A strange title; a strange story; a film that journeys outside any known
genre guidelines. When you take a small town boy who's a rebel at school and
in his suburban home, that's one thing. But when an antennaed rabbit with
the secrets of the universe starts visiting him from some alternate
time-space warp, we seem to be in Steven King territory.
Teenager Donnie Darko (Jake Gyllenhaal) is on medication. His delusions and
erratic, rebellious behavior are well known to his family and a growing
problem at school where he just won't adjust, or accept teachers'
inadequacies or tendencies to create falsehood. Mom and dad are constantly
reminding him to take his pills but, even when he does, he sees the rabbit
and they don't.
Is this a delusion to help him cope with pain over his dissilusionment with
an unsatisfactory and mendacious society? Or is it an advisory council, as
it purports to be, from somewhere out in writer-director Richard Kelly's
universe. The answer to that might be suggested when an airline engine falls
out of the skies dead smack into his bedroom. Jarring, but he seems to have
been in another place at the time. Needless to say, everyone's freaked
out.
Except Donnie, who seems to be discovering a power to alter time and destiny
and, at the same time, is discovering love.
But this mixture of screen elements aren't nearly as unfamiliar as the film's
strange path in the marketplace where it was, at first, rejected and
forgotten. Was it too edgy for its time, despite the participation of a
pre-stardom stellar cast? I mean, like Jake's wondrous sister Maggie, cute
Jena Malone, academic touch-stone Noah Wylie, slime-ball Patrick Swayze,
Katharine Ross and valiant Drew Barrymore who doubles as actual co-producer!

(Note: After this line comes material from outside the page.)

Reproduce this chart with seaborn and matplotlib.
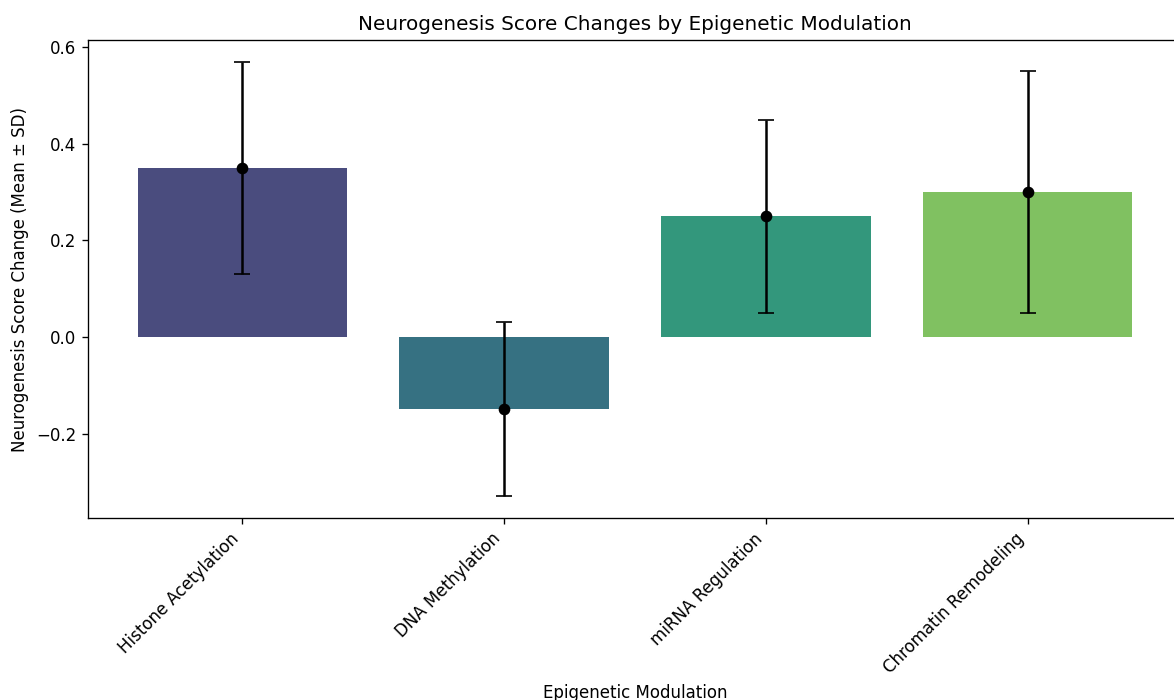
# Neurogenesis score changes by epigenetic modulation

import numpy as np
import pandas as pd
import matplotlib
matplotlib.use('Agg')
import matplotlib.pyplot as plt
import seaborn as sns

# Dados
modulacoes = ['Histone Acetylation', 'DNA Methylation', 'miRNA Regulation', 'Chromatin Remodeling']
media = [0.35, -0.15, 0.25, 0.30]
desvio = [0.22, 0.18, 0.20, 0.25]

df = pd.DataFrame({'modulacao': modulacoes, 'media': media, 'desvio': desvio})

# Figura (1174x700 px a 120 dpi)
fig = plt.figure(figsize=(1174 / 120, 700 / 120), dpi=120)
ax = fig.add_axes([88 / 1174, 182 / 700, 1094 / 1174, 478 / 700])

sns.barplot(data=df, x='modulacao', y='media', hue='modulacao', palette='viridis',
            legend=False, errorbar=None, ax=ax)
ax.errorbar(np.arange(len(modulacoes)), df['media'], yerr=df['desvio'],
            fmt='o', color='black', ecolor='black', capsize=5)

# limites como no autoscale do matplotlib
ax.set_xlim(-0.4 - 0.19, len(modulacoes) - 1 + 0.4 + 0.19)
lo = min(np.array(media) - np.array(desvio))
hi = max(np.array(media) + np.array(desvio))
pad = (hi - lo) * 0.05
ax.set_ylim(lo - pad, hi + pad)

ax.set_title('Neurogenesis Score Changes by Epigenetic Modulation')
ax.set_xlabel('Epigenetic Modulation')
ax.set_ylabel('Neurogenesis Score Change (Mean ± SD)')
ax.set_xticks(range(len(modulacoes)))
ax.set_xticklabels(modulacoes, rotation=45, ha='right')

fig.savefig('out.png', dpi=120)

Just as Donnie Darko wasn't meant for this orbit of the solar system as we
think we know it, the film, originally released just after 9/11, refused its
early placement in oblivion. Wouldn't you know the midnight screeners would
take to its demented weirdness and sardonic humor played as straight ahead
seriousness? (It was a midnight movie at the 100-seat Two Boots Pioneer
Theater in Manhattan's East Village for two years running). Then, it hit the
DVD racks, and a cult classic was born and nurtured.
So much interest has been boiling since that a re-release, with 20 additional
minutes woven in, results in this old/new non-sequel for exposure to
audiences who have been awakened like so many movie fans zombied out on its
originality. That explains the strange title and the phenomenon. As for its
destiny, its bottom line is bringing to our attention a new writer-director
on the scene with a somewhat fearless and singular vision who thinks nothing
of sprinkling suburban family life with a little space dust.
Those who are brought down by the film's sense of lonely disattachment might
just feel that the lengthened version of the genre-busting fable isn't much
more appealing than it was first time out. No doubt, though, there is an
appreciative audience for it for others who embrace parallel realities, like
for people who got behind "Adaptation," perhaps.